Privés de leurs téléphones portables pour éviter toute fuite, Pedro Almodovar et son jury au grand complet se sont retrouvés dès dimanche à 9H00 (7H00 GMT) dans une villa sur les hauteurs de Cannes dont la localisation est aussi protégée qu'un secret d'Etat.
En conclave, les 9 jurés cannois qui ne réapparaîtront que lors de la cérémonie de clôture à 19H15 (17H15 GMT), en direct et en clair sur Canal+, devront se mettre d'accord sur le palmarès en attribuant obligatoirement 7 prix : la Palme d'or, le Grand Prix, les Prix de la mise en scène, du jury, du scénario et les Prix d'interprétation féminine et masculine, selon le règlement du Festival.

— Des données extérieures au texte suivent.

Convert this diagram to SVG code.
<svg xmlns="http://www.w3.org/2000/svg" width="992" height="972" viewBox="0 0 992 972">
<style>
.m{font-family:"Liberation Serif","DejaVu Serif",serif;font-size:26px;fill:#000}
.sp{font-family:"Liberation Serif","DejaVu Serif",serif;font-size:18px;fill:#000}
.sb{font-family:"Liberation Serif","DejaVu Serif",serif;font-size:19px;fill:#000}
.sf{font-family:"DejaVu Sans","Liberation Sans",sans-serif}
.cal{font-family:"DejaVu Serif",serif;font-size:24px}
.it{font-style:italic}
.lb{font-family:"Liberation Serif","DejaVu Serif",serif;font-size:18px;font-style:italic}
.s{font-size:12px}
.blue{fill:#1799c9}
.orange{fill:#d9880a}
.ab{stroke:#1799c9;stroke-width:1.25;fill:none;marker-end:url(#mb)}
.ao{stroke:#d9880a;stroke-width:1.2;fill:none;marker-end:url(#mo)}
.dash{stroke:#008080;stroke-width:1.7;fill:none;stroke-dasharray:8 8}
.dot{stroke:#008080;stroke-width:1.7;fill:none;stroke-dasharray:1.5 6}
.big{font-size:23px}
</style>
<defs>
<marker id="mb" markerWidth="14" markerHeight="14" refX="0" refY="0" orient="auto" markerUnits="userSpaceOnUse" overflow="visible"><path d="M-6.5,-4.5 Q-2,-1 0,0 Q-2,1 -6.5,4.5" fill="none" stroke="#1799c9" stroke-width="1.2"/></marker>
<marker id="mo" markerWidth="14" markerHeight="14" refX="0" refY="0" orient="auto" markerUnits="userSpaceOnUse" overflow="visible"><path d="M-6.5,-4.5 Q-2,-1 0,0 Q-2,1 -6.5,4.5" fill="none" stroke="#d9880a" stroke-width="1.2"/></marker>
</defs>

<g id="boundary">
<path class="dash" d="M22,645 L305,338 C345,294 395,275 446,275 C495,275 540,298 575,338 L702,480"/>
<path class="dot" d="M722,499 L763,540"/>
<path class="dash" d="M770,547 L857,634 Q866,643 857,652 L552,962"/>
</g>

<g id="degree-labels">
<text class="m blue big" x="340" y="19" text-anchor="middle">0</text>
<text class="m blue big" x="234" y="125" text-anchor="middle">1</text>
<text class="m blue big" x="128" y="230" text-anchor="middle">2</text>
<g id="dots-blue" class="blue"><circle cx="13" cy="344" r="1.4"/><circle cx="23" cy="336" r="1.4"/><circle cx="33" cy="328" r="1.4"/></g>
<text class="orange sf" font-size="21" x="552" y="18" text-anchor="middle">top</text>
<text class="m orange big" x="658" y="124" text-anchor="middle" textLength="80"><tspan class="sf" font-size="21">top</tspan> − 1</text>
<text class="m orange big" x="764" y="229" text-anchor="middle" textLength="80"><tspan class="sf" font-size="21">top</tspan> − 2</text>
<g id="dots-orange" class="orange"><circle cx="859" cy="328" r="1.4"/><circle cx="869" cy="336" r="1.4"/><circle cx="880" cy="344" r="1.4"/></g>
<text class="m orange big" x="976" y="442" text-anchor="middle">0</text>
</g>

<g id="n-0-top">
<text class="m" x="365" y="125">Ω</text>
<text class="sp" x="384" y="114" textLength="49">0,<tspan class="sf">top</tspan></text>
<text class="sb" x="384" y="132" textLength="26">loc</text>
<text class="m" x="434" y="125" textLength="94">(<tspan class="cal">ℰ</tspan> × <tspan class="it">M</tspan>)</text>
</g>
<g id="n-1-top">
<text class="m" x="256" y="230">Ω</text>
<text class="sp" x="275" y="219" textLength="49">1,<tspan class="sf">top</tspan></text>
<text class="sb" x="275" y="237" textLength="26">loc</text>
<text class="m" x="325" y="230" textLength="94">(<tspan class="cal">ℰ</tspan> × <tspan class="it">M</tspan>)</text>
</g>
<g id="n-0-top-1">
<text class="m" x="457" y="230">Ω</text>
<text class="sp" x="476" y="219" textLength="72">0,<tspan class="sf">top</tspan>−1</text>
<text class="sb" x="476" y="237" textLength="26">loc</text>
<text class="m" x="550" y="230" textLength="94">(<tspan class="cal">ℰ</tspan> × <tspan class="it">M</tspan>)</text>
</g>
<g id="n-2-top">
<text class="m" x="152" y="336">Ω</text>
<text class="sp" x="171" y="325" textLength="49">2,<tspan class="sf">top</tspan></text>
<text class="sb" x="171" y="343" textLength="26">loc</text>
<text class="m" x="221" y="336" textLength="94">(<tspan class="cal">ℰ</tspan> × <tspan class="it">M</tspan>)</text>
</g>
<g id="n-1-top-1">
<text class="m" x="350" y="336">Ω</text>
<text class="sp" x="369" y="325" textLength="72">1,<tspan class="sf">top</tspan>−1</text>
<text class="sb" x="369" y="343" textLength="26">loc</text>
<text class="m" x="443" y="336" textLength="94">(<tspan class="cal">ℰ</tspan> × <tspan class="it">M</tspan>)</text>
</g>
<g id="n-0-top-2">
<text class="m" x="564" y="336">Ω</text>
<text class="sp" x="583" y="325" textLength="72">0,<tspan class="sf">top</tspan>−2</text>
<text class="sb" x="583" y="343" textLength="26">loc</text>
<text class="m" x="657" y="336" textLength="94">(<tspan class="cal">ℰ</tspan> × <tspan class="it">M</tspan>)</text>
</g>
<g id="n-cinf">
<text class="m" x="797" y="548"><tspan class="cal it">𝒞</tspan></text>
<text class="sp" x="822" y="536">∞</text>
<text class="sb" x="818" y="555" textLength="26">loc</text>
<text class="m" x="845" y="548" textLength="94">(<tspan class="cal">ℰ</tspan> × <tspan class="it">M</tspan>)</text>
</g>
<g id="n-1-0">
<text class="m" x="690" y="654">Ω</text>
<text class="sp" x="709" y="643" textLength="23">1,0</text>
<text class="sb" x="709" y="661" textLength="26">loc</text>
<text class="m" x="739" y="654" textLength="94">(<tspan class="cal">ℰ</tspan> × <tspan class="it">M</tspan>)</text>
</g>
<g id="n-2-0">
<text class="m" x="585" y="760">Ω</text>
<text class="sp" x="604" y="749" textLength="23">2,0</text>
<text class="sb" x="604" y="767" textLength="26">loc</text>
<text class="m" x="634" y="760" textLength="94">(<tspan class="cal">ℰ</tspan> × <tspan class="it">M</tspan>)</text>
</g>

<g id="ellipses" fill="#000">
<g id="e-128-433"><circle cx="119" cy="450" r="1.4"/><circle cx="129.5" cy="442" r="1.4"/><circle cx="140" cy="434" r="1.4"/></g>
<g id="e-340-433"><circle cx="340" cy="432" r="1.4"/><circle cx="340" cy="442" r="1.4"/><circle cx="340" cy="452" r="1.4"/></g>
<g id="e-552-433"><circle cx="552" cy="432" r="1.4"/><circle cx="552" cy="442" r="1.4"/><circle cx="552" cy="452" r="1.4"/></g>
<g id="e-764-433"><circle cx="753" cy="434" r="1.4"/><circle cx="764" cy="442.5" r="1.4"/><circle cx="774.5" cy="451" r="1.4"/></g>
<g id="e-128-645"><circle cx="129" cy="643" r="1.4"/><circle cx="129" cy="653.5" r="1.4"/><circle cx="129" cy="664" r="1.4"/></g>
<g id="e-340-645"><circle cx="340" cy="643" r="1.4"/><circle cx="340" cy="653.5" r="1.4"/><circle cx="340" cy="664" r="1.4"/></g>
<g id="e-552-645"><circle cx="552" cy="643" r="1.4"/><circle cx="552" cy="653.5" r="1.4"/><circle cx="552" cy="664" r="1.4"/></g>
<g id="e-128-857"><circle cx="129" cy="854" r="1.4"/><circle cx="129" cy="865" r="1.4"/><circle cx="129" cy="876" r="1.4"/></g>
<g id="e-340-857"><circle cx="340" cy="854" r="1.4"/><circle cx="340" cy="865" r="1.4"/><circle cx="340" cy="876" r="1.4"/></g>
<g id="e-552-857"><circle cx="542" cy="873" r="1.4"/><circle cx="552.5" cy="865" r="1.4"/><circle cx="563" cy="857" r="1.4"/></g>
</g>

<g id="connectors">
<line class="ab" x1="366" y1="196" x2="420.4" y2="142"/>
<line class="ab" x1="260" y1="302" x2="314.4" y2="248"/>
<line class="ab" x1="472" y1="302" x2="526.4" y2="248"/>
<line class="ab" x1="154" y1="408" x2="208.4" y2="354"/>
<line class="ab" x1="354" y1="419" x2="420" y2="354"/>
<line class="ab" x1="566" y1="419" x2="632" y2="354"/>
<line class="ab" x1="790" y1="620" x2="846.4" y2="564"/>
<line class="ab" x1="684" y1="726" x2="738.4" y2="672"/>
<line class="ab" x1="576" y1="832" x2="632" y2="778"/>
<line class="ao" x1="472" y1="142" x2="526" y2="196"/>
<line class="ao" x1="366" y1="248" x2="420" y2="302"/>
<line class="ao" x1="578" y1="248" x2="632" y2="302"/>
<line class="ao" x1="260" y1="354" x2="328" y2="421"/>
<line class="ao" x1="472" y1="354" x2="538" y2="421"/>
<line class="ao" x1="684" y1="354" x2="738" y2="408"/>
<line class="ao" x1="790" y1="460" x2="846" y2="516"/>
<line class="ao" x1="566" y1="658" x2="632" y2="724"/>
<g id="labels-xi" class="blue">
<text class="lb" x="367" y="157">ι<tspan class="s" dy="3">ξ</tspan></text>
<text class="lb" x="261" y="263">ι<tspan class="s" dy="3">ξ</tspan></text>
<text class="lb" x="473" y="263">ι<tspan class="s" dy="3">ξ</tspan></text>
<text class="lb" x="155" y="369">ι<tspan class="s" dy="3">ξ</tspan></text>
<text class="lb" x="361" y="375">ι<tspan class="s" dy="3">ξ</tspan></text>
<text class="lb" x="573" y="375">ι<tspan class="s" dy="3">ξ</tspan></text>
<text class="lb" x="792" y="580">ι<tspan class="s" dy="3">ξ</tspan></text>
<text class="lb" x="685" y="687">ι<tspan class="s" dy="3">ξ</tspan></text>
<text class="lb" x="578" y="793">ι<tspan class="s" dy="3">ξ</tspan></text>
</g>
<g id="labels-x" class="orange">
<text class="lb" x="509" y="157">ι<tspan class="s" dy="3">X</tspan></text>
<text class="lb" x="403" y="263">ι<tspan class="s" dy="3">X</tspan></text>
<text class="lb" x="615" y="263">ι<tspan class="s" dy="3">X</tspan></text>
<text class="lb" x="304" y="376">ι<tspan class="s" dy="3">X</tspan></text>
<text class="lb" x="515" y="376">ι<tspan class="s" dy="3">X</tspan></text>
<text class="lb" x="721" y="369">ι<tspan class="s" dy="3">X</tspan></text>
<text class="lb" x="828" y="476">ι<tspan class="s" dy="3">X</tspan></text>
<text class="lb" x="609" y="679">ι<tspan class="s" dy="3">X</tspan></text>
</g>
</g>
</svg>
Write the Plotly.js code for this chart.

Le palmarès ne peut comporter qu'un seul prix ex-aequo et cette disposition ne peut pas s'appliquer à la Palme d'or. Un même film ne peut recevoir qu'un seul des prix du palmarès. Cependant, le Prix du scénario et le Prix du jury peuvent être associés à un prix d'interprétation, mais uniquement sur dérogation du président du Festival, le Français Pierre Lescure qui assistera aux délibérations avec le délégué général et sélectionneur Thierry Frémaux. Tous deux n'ont pas de droit de vote.
Comme chaque année, le petit jeu des pronostics est ardu : le dernier film de la compétition, «You were never really here» de la Britannique Lynne Ramsay, a rebattu les cartes samedi dans la course à la Palme, concurrençant les films russe «Faute d'amour» et français «120 battements par minute», qui faisaient jusqu'alors figure de favoris.
«Un mauvais palmarès est souvent le fruit de compromis. Un bon palmarès, c'est celui qui correspond à l'avis des critiques internationaux généralement compétents, par exemple quand les 4 ou 5 films les plus importants se retrouvent au palmarès. Si ce n'est pas le cas, il en restera quelque chose de pas favorable pour le festival», confie à l'AFP Gilles Jacob, l'ancien président du festival qui a assisté aux délibérations d'une quarantaine de Palmes d'or.
Pas de palmarès, pas de déjeuner !
«Selon les personnalités, l'ambiance des délibérations autour de la table n'est jamais la même. En fin de festival, les jurés sont fatigués. En plus de la compétition, ils voient d'autres films, veulent rencontrer plein de gens ... Mais le jour du palmarès, ils restent très concentrés, conscients de l'importance des enjeux», souligne M. Jacob.
«Souvent, chaque juré a son poulain à défendre, avec tactique ou véhémence, mais toujours avec des arguments préparés. La tension est généralement palpable. L'art du président est de détendre l'ambiance», confie à l'AFP M. Jacob.
«Les jurés ont droit à des pauses, avec rafraîchissements et collations, mais ils ne déjeunent pas tant que le palmarès n'est pas établi. On les tient comme ça ! », s'amuse-t-il.
Un seau à champagne en guise d'urne
Par tradition, un seau à champagne fait office d'urne. Les jurés y déposent un petit papier plié en quatre : «en présence du président du Festival, le délégué général surveille le dépouillement et un secrétaire de scrutin note tout pour éviter toute contestation», détaille Gilles Jacob. «Les délibérations peuvent être longues, le vote à main levée est rarissime».
«En 1997, pour le 50e Festival, les discussions ont été vives avec de vraies engueulades entre Isabelle Adjani qui présidait le jury, et Mike Leigh», le réalisateur britannique, se souvient-il. Résultat : une Palme d'or ex-aequo décernée aux films «L'Anguille» de Shohei Imamura et «Le Goût de la cerise» d'Abbas Kiarostami. Désormais, le règlement interdit une Palme ex-aequo ...
«Une fois le palmarès arrêté, nous contactons les cinéastes en leur disant qu'il serait bien qu'ils reviennent à Cannes pour la clôture», ajoute l'ancien président du Festival. «On ne leur dit jamais quel prix les concerne, pour ménager l'effet de surprise sur scène».